A disgruntled subscriber, Rev. Fr. Kenneth Agwu, who reacted to the ordeal Nigerians pass through at the various network centres, lamented that the actions of the network operators usually encourage subscribers to patronise the touts.
Narrating his ordeal at a network provider’s centre during the SIM registration exercise, the clergyman said: “I got a text message from one of them for registration of my SIM card and on getting there I met over 1,000 people waiting helplessly without any one to promptly attend to them.
“This was about the fourth time I had been visiting them for the same registration of my SIM. I don’t really understand what the problem was because they forced us to undergo several fresh registrations.
“My concern was that the service at providers’ centres were always problematic and very stressful. With the threat to disconnect, they sometimes left the subscribers without any choice than to wait endlessly on the queue or adopt the plan B of patronising the touts or agents outside.”
Another subscriber who reacted on the issue condemned the inefficiency of the staff of the network centres, describing their nonchalant attitude as second to none.

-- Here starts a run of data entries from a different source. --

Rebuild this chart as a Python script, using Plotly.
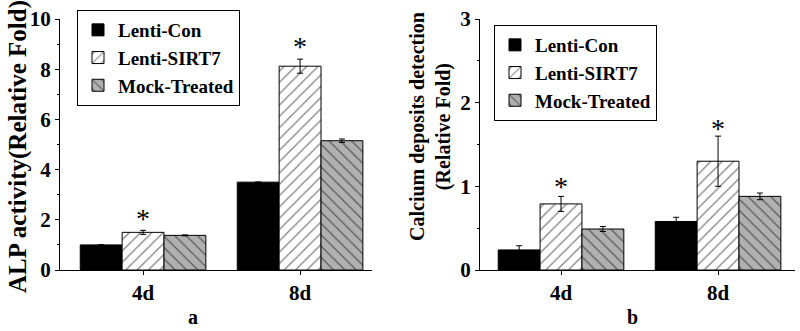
import plotly.graph_objects as go

categories = ["4d", "8d"]
series = ["Lenti-Con", "Lenti-SIRT7", "Mock-Treated"]

alp_values = {
    "Lenti-Con": [1.0, 3.5],
    "Lenti-SIRT7": [1.5, 8.12],
    "Mock-Treated": [1.38, 5.15],
}
alp_errors = {
    "Lenti-Con": [0.0, 0.0],
    "Lenti-SIRT7": [0.08, 0.28],
    "Mock-Treated": [0.02, 0.07],
}
ca_values = {
    "Lenti-Con": [0.24, 0.58],
    "Lenti-SIRT7": [0.79, 1.30],
    "Mock-Treated": [0.49, 0.88],
}
ca_errors = {
    "Lenti-Con": [0.05, 0.05],
    "Lenti-SIRT7": [0.09, 0.30],
    "Mock-Treated": [0.03, 0.04],
}
alp_star_y = [2.05, 8.9]
ca_star_y = [1.0, 1.69]

FONT = "Liberation Serif"
styles = {
    "Lenti-Con": dict(color="black", pattern=dict(shape="")),
    "Lenti-SIRT7": dict(color="white", pattern=dict(shape="/", fgcolor="black", bgcolor="white", size=8, solidity=0.15)),
    "Mock-Treated": dict(color="#b0b0b0", pattern=dict(shape="\\", fgcolor="black", bgcolor="#b0b0b0", size=8, solidity=0.15)),
}

fig = go.Figure()
for s in series:
    st = styles[s]
    fig.add_trace(go.Bar(
        x=categories, y=alp_values[s], name=s, xaxis="x", yaxis="y", legend="legend",
        marker=dict(color=st["color"], pattern=st["pattern"], line=dict(color="black", width=1)),
        error_y=dict(type="data", array=alp_errors[s], visible=True, color="black", thickness=1, width=3),
    ))
for s in series:
    st = styles[s]
    fig.add_trace(go.Bar(
        x=categories, y=ca_values[s], name=s, xaxis="x2", yaxis="y2", legend="legend2",
        marker=dict(color=st["color"], pattern=st["pattern"], line=dict(color="black", width=1)),
        error_y=dict(type="data", array=ca_errors[s], visible=True, color="black", thickness=1, width=3),
    ))

bold = lambda size: dict(family=FONT, size=size, color="black", weight="bold")

annotations = []
for i, c in enumerate(categories):
    annotations.append(dict(x=c, y=alp_star_y[i], xref="x", yref="y", text="*", showarrow=False,
                            font=dict(family=FONT, size=28, color="black")))
    annotations.append(dict(x=c, y=ca_star_y[i], xref="x2", yref="y2", text="*", showarrow=False,
                            font=dict(family=FONT, size=28, color="black")))
annotations += [
    dict(x=193/800, y=1-317/331, xref="paper", yref="paper", text="a", showarrow=False,
         xanchor="center", yanchor="middle", font=bold(20)),
    dict(x=632/800, y=1-317/331, xref="paper", yref="paper", text="b", showarrow=False,
         xanchor="center", yanchor="middle", font=bold(20)),
    dict(x=18/800, y=1-147/331, xref="paper", yref="paper", text="ALP activity(Relative Fold)",
         textangle=-90, showarrow=False, xanchor="center", yanchor="middle", font=bold(25)),
    dict(x=430/800, y=1-127/331, xref="paper", yref="paper",
         text="Calcium deposits detection<br>(Relative Fold)",
         textangle=-90, showarrow=False, xanchor="center", yanchor="middle", font=bold(20)),
]

axis_common = dict(showline=True, linecolor="black", linewidth=1, ticks="outside", ticklen=4,
                   tickcolor="black", showgrid=False, zeroline=False, automargin=False,
                   tickfont=bold(21))
ydom = [(331-270)/331, (331-19)/331]

legend_common = dict(bgcolor="white", bordercolor="black", borderwidth=1,
                     font=bold(19), xanchor="left", yanchor="top", tracegroupgap=0, itemwidth=30)

fig.update_layout(
    width=800, height=331, margin=dict(l=0, r=0, t=0, b=0, autoexpand=False),
    paper_bgcolor="white", plot_bgcolor="white",
    barmode="group", bargap=0.2, bargroupgap=0,
    xaxis=dict(domain=[60/800, 372/800], range=[-0.529, 1.458], anchor="y", **axis_common),
    yaxis=dict(domain=ydom, range=[0, 10], tickvals=[0, 2, 4, 6, 8, 10], anchor="x",
               minor=dict(dtick=1, ticks="outside", ticklen=2, tickcolor="black"),
               **axis_common),
    xaxis2=dict(domain=[480/800, 795/800], range=[-0.516, 1.49], anchor="y2", **axis_common),
    yaxis2=dict(domain=ydom, range=[0, 3], tickvals=[0, 1, 2, 3], anchor="x2",
                minor=dict(dtick=0.5, ticks="outside", ticklen=2, tickcolor="black"),
                **axis_common),
    legend=dict(x=77/800, y=1-10/331, **legend_common),
    legend2=dict(x=494/800, y=1-25/331, **legend_common),
    annotations=annotations,
)

fig.write_html("out.html", config={"displayModeBar": False},
               post_script="document.body.style.margin='0';document.body.style.padding='0';")
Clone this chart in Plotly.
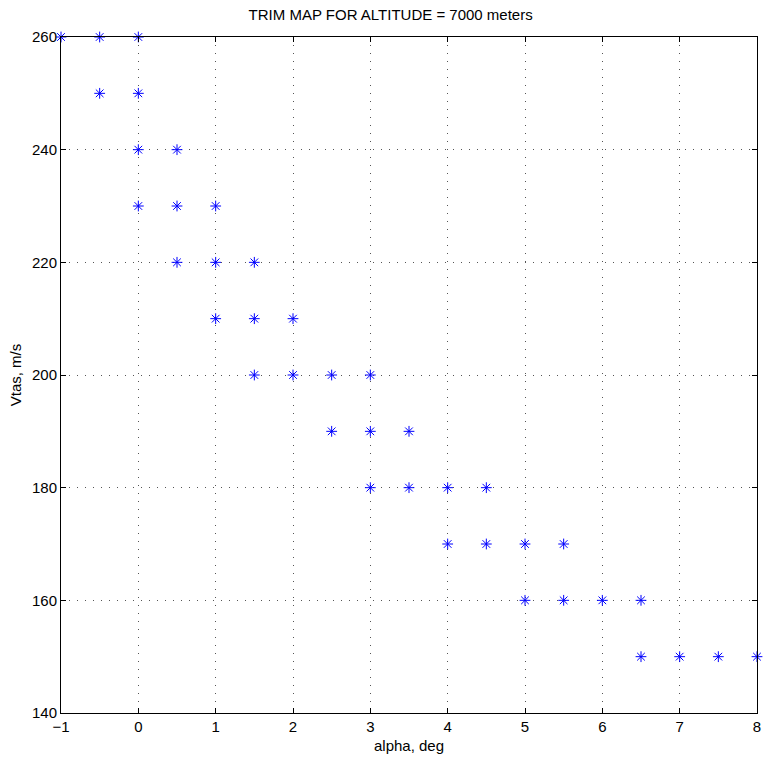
import plotly.graph_objects as go

alpha = [-1, -0.5, 0,
         -0.5, 0,
         0, 0.5,
         0, 0.5, 1,
         0.5, 1, 1.5,
         1, 1.5, 2,
         1.5, 2, 2.5, 3,
         2.5, 3, 3.5,
         3, 3.5, 4, 4.5,
         4, 4.5, 5, 5.5,
         5, 5.5, 6, 6.5,
         6.5, 7, 7.5, 8]
vtas = [260, 260, 260,
        250, 250,
        240, 240,
        230, 230, 230,
        220, 220, 220,
        210, 210, 210,
        200, 200, 200, 200,
        190, 190, 190,
        180, 180, 180, 180,
        170, 170, 170, 170,
        160, 160, 160, 160,
        150, 150, 150, 150]

xticks = [-1, 0, 1, 2, 3, 4, 5, 6, 7, 8]
yticks = [140, 160, 180, 200, 220, 240, 260]

fig = go.Figure()
fig.add_trace(go.Scatter(
    x=alpha, y=vtas, mode="markers",
    marker=dict(symbol="asterisk-open", size=9, color="blue",
                line=dict(color="blue", width=1)),
    cliponaxis=False, showlegend=False))

axis_common = dict(
    showline=True, linecolor="black", linewidth=1, mirror="ticks",
    ticks="inside", ticklen=5, tickcolor="black",
    showgrid=True, gridcolor="#555555", gridwidth=1, griddash="1px,7px",
    zeroline=False, tickfont=dict(size=15, color="black"),
)

fig.update_xaxes(range=[-1, 8], tickvals=xticks,
                 ticktext=[("\u2212" + str(-t)) if t < 0 else str(t) for t in xticks],
                 title=dict(text="alpha, deg", font=dict(size=15, color="black"), standoff=6),
                 **axis_common)
fig.update_yaxes(range=[140, 260], tickvals=yticks,
                 title=dict(text="Vtas, m/s", font=dict(size=15, color="black"), standoff=6),
                 **axis_common)

fig.update_layout(
    width=769, height=771,
    margin=dict(l=61, r=8, t=37, b=58),
    plot_bgcolor="white", paper_bgcolor="white",
    font=dict(family="Liberation Sans, Arial, sans-serif", color="black"),
    title=dict(text="TRIM MAP FOR ALTITUDE = 7000 meters", x=0.508, xanchor="center",
               y=1 - 15 / 771, yanchor="middle", font=dict(size=15, color="black")),
)

fig.write_html("out.html", config={"displayModeBar": False},
               post_script="document.body.style.margin='0';document.body.style.overflow='hidden';")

“Sometimes, most of them feel they are on top of the world, working with the telecommunications firms and treat the subscribers with disrespect and nonchalance. In most of the outfits, the subscribers usually end up spending hours on end without any staff showing serious concern.
“With this treatment, tell me why they should not patronise the so-called touts or agents that attend to them with dispatch,” the subscriber said.

Task force constantly raiding markets for touts
The spokesman for Wuse Market, Abuja, Mr. Innocent Amaechina, while reacting to the menace of market touts, told Daily Sun that the market authorities were aware of the situation but were not being idle, as they periodically arrest them, in collaboration with security agencies.
In his words: “I have not personally noticed the increasing activities of the touts in Wuse Market. It may be perhaps because the touts don’t wear identification tags.
“However, what we do periodically is to carry out raids in collaboration with relevant security agencies, to flush the touts out of the market. Again, we have internal mechanism of checkmating their activities. We have a mobile court where we try anybody identified as a tout, in accordance with the rules and regulations guiding the operations in the market.
“In addition, since it is very difficult to identify the touts, we have pleaded with the traders and shop owners to help us fish them out. In fact, we threatened to arrest any trader or shop owner who shields any tout that ran into his shop. We made it clear to them that anyone who connives with the touts will be tried for aiding and abating the activities of touting.
“One of the challenges we have is that many of them will claim to be shop boys soliciting for customers. We have noticed that it will be a futile effort to sanitise and rid the market of touting activities without the active collaboration of the shop owners.